Bart De Wever hat sich verzockt
Einige Zeitungen bringen heute Interviews mit dem N-VA-Vorsitzenden Bart De Wever. Seine Partei wird ja wohl in die Opposition verbannt. In Gazet van Antwerpen teilt er gleich wieder aus: "Magnette sucht sich immer einen Flamen, der für ihn die Drecksarbeit macht", sagt De Wever. In Het Nieuwsblad gibt er sich dagegen selbstkritisch: "Ich hätte nie sagen dürfen, dass ich das Amt des Premierministers anstrebe", sagt De Wever. Das Fazit von De Standaard: "Die Oppositionskur zwingt die N-VA zu einem Erneuerungsprozess".
Bart De Wever hat sich verzockt, analysiert Gazet van Antwerpen in ihrem Leitartikel. Der N-VA-Chef hat Fehler gemacht. Der größte davon, das ist wohl die Tatsache, dass er über die Jahre fast alle potenziellen Partner verprellt hat. Fast alle hat er sie aufs Korn genommen, gedemütigt, verteufelt. Da muss man sich nicht wundern, wenn am Ende alle Brücken abgebrochen sind.
De Wever scheint aber diesen Weg fortsetzen zu wollen, so das Gefühl von Het Nieuwsblad. De Wever will offensichtlich eine knallharte Oppositionspolitik fahren.

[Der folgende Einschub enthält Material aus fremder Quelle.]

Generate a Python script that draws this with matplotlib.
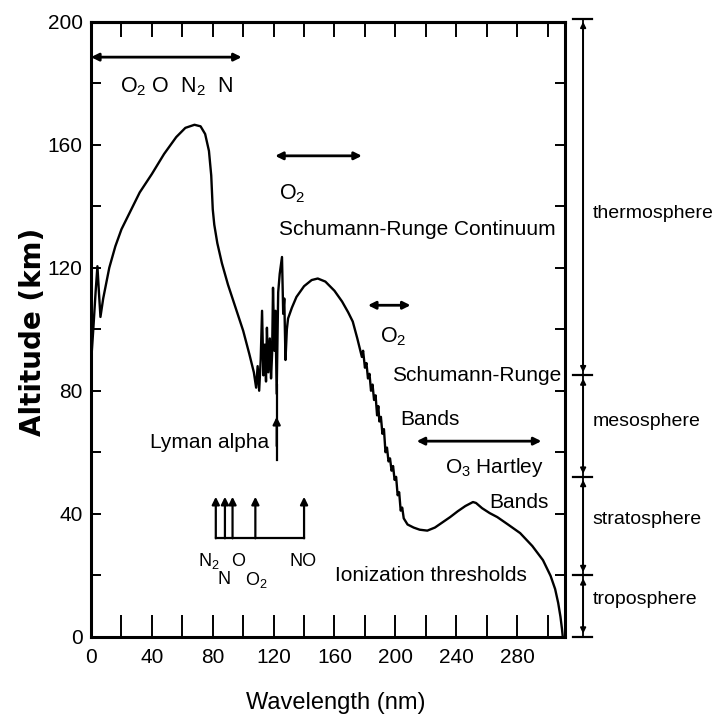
import matplotlib
matplotlib.use("Agg")
import matplotlib.pyplot as plt

plt.rcParams['font.family'] = ['Liberation Sans', 'DejaVu Sans']
plt.rcParams['mathtext.fontset'] = 'custom'
plt.rcParams['mathtext.rm'] = 'Liberation Sans'
plt.rcParams['mathtext.it'] = 'Liberation Sans'

#%% datos (longitud de onda en nm, altitud en km)
# tramo 1: hasta el minimo de ~108 nm
wl_1 = [0, 1.5, 3, 4.2, 5.2, 6.2, 8, 12, 16, 20, 26, 32, 40, 48, 56, 62, 68, 72]
alt_1 = [89, 100, 112, 120.5, 112, 104, 110, 120, 127, 132.5, 138.5, 144.5, 150.5, 157, 162.5, 165.5, 166.5, 166]
wl_2 = [75, 77.5, 79, 80, 81, 83, 86, 90, 95, 100, 104, 107, 108.5]
alt_2 = [163.5, 158, 150, 139, 134, 128, 121.5, 114.5, 107, 99.5, 92, 86, 81]
# tramo 2: zona con picos (108-130 nm)
wl_3 = [109.5, 110.5, 111.5, 112.4, 113.3, 114.2, 115, 115.6, 116.5, 117.5, 118.3, 119]
alt_3 = [88, 80, 90, 106, 85, 95, 83, 100.5, 86, 97, 84, 92]
wl_4 = [119.6, 120.5, 121.2, 122, 123, 124, 125.5, 126.3, 127, 127.8, 128.7, 129.5]
alt_4 = [113.5, 93, 106, 79, 112, 118, 123.5, 105, 110, 90, 100, 103.5]
# tramo 3: continuo
wl_5 = [132, 135, 140, 145, 149, 154, 160, 165, 169, 172, 175, 177]
alt_5 = [107, 110.5, 114, 116, 116.5, 115.5, 112.5, 109, 105.5, 102.5, 97, 93]
# tramo 4: bandas de Schumann-Runge (dientes)
wl_6 = [178, 178.8, 180, 181, 182, 183, 184, 185, 186, 187, 188, 188.8, 189.5, 190.5]
alt_6 = [91, 93, 87.5, 89, 84, 85.5, 80, 82, 77, 78.5, 72, 75, 70, 71.5]
wl_7 = [191.5, 192.5, 193.5, 194.5, 195.5, 196.5, 197.5, 198.5, 199.5, 200.5, 201.5, 202.5, 203.5, 204.5, 205.5]
alt_7 = [66, 67.5, 60, 61.5, 57, 58, 54, 55.5, 51, 52, 46, 47, 41, 42, 38.5]
# tramo 5: Hartley y troposfera
wl_8 = [208, 212, 216, 221, 226, 231, 236, 241, 246, 251, 253, 257, 262, 267]
alt_8 = [36.5, 35.5, 34.8, 34.5, 35.5, 37.2, 38.9, 40.8, 42.5, 43.8, 43.5, 41.8, 40.2, 38.9]
wl_9 = [274, 282, 290, 297, 302, 305, 307, 308.5, 309.5, 310]
alt_9 = [36.5, 33.7, 29.5, 24.9, 19.8, 15.5, 11, 6.5, 2.5, 0]

wl = wl_1 + wl_2 + wl_3 + wl_4 + wl_5 + wl_6 + wl_7 + wl_8 + wl_9
alt = alt_1 + alt_2 + alt_3 + alt_4 + alt_5 + alt_6 + alt_7 + alt_8 + alt_9

# umbrales de ionizacion
ion_x = [82, 88, 93, 108, 140]
ion_lbl = ['N$_\\mathrm{2}$', 'N', 'O', 'O$_\\mathrm{2}$', 'NO']
ion_lbl_x = [77.5, 87.5, 96.5, 108.5, 139.5]
ion_lbl_y = [24.6, 18.5, 24.6, 18.5, 24.6]

# capas de la atmosfera
capas_lim = [201, 85, 52, 20, 0]
capas = ['thermosphere', 'mesosphere', 'stratosphere', 'troposphere']
capas_y = [137.5, 70, 38, 12]

x_ticks = [0, 40, 80, 120, 160, 200, 240, 280]
y_ticks = [0, 40, 80, 120, 160, 200]

#%%
fig = plt.figure(figsize=(7.27, 7.26), dpi=100)
ax = fig.add_axes([0.1252, 0.123, 0.652, 0.847])

ax.plot(wl, alt, 'k', lw=1.7)

ax.set_xlim(0, 311.5)
ax.set_ylim(0, 200)
ax.set_xticks(x_ticks)
ax.set_xticks(range(0, 311, 20), minor=True)
ax.set_yticks(y_ticks)
ax.set_yticks(range(0, 201, 20), minor=True)
ax.tick_params(axis='x', which='both', direction='in', length=16, width=1.4,
               labelsize=15, pad=8)
ax.tick_params(axis='y', which='both', direction='in', length=7, width=1.4,
               labelsize=15, pad=6, right=True)
for s in ax.spines.values():
    s.set_linewidth(2.2)

top = ax.secondary_xaxis('top')
top.set_xticks(range(0, 311, 20))
top.tick_params(direction='in', length=11, width=1.4, labeltop=False)
top.spines['top'].set_linewidth(2.2)

ax.set_xlabel('Wavelength (nm)', fontsize=17, va='center')
ax.xaxis.set_label_coords(0.517, -0.108)
ax.set_ylabel('Altitude (km)', fontsize=20, fontweight='bold',
              family='DejaVu Sans', va='center')
ax.yaxis.set_label_coords(-0.122, 0.495)

flecha = dict(arrowstyle='<|-|>', color='k', lw=2, mutation_scale=11,
              shrinkA=0, shrinkB=0)
una = dict(arrowstyle='-|>', color='k', lw=1.6, mutation_scale=11,
           shrinkA=0, shrinkB=0)

# flechas de absorcion
ax.annotate('', xy=(0, 188.5), xytext=(99, 188.5), arrowprops=flecha)
ax.text(56, 179, 'O$_\\mathrm{2}$ O  N$_\\mathrm{2}$  N', fontsize=15.5,
        ha='center', va='center')
ax.annotate('', xy=(121, 156.4), xytext=(178, 156.4), arrowprops=flecha)
ax.text(123.5, 144, 'O$_\\mathrm{2}$', fontsize=15.5, ha='left', va='center')
ax.text(123.5, 132.5, 'Schumann-Runge Continuum', fontsize=15, ha='left',
        va='center')
ax.annotate('', xy=(182, 107.8), xytext=(210, 107.8), arrowprops=flecha)
ax.text(190, 97.5, 'O$_\\mathrm{2}$', fontsize=15.5, ha='left', va='center')
ax.text(198, 85, 'Schumann-Runge', fontsize=15, ha='left', va='center')
ax.text(203, 70.5, 'Bands', fontsize=15, ha='left', va='center')
ax.annotate('', xy=(214, 63.6), xytext=(296, 63.6), arrowprops=flecha)
ax.text(297.5, 55, 'O$_\\mathrm{3}$ Hartley', fontsize=15, ha='right',
        va='center')
ax.text(300.5, 43.8, 'Bands', fontsize=15, ha='right', va='center')

# Lyman alpha
ax.plot([122, 122], [57.5, 82], 'k', lw=1.6)
ax.annotate('', xy=(122, 71.5), xytext=(122, 62), arrowprops=una)
ax.text(117, 63.3, 'Lyman alpha', fontsize=15, ha='right', va='center')

# umbrales
ax.plot([ion_x[0], ion_x[-1]], [32, 32], 'k', lw=1.6)
for xx in ion_x:
    ax.annotate('', xy=(xx, 45.5), xytext=(xx, 32), arrowprops=una)
for lb, xx, yy in zip(ion_lbl, ion_lbl_x, ion_lbl_y):
    ax.text(xx, yy, lb, fontsize=13, ha='center', va='center')
ax.text(160.5, 20, 'Ionization thresholds', fontsize=15, ha='left',
        va='center')

# capas a la derecha
xb = 323.4
ax.plot([xb, xb], [capas_lim[0], capas_lim[-1]], 'k', lw=1.3, clip_on=False)
for yy in capas_lim:
    ax.plot([317, 329], [yy, yy], 'k', lw=1.6, clip_on=False)
for y1, y2 in zip(capas_lim[:-1], capas_lim[1:]):
    ax.annotate('', xy=(xb, y1 - 1), xytext=(xb, y2 + 1), arrowprops=dict(
        arrowstyle='<|-|>', color='k', lw=1.3, mutation_scale=8,
        shrinkA=0, shrinkB=0), annotation_clip=False)
for nom, yy in zip(capas, capas_y):
    ax.text(329.5, yy, nom, fontsize=14, ha='left', va='center',
            clip_on=False)

fig.savefig('out.png', dpi=100)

Unter anderem will er auch Druck machen in Richtung einer Änderung des Wahlgesetzes. Ihm schwebt ein Mehrheitswahlsystem nach angelsächsischem Vorbild vor. Das würde die Regierungsbildung erleichtern, glaubt De Wever. Er vergisst dabei, dass das nicht reichen wird, um das Vertrauen der Bürger wiederzugewinnen. Es waren schließlich er und seine Kollegen, die diesen Scherbenhaufen verursacht haben. Die Parteipräsidenten dieses Landes unterschätzen, wie sehr sich die Bürger von ihnen abgewandt haben. Am Montag bekommt der König den Namen des möglichen künftigen Premiers unterbreitet. Auf ihn wartet viel Arbeit, um das Vertrauen zurückzugewinnen.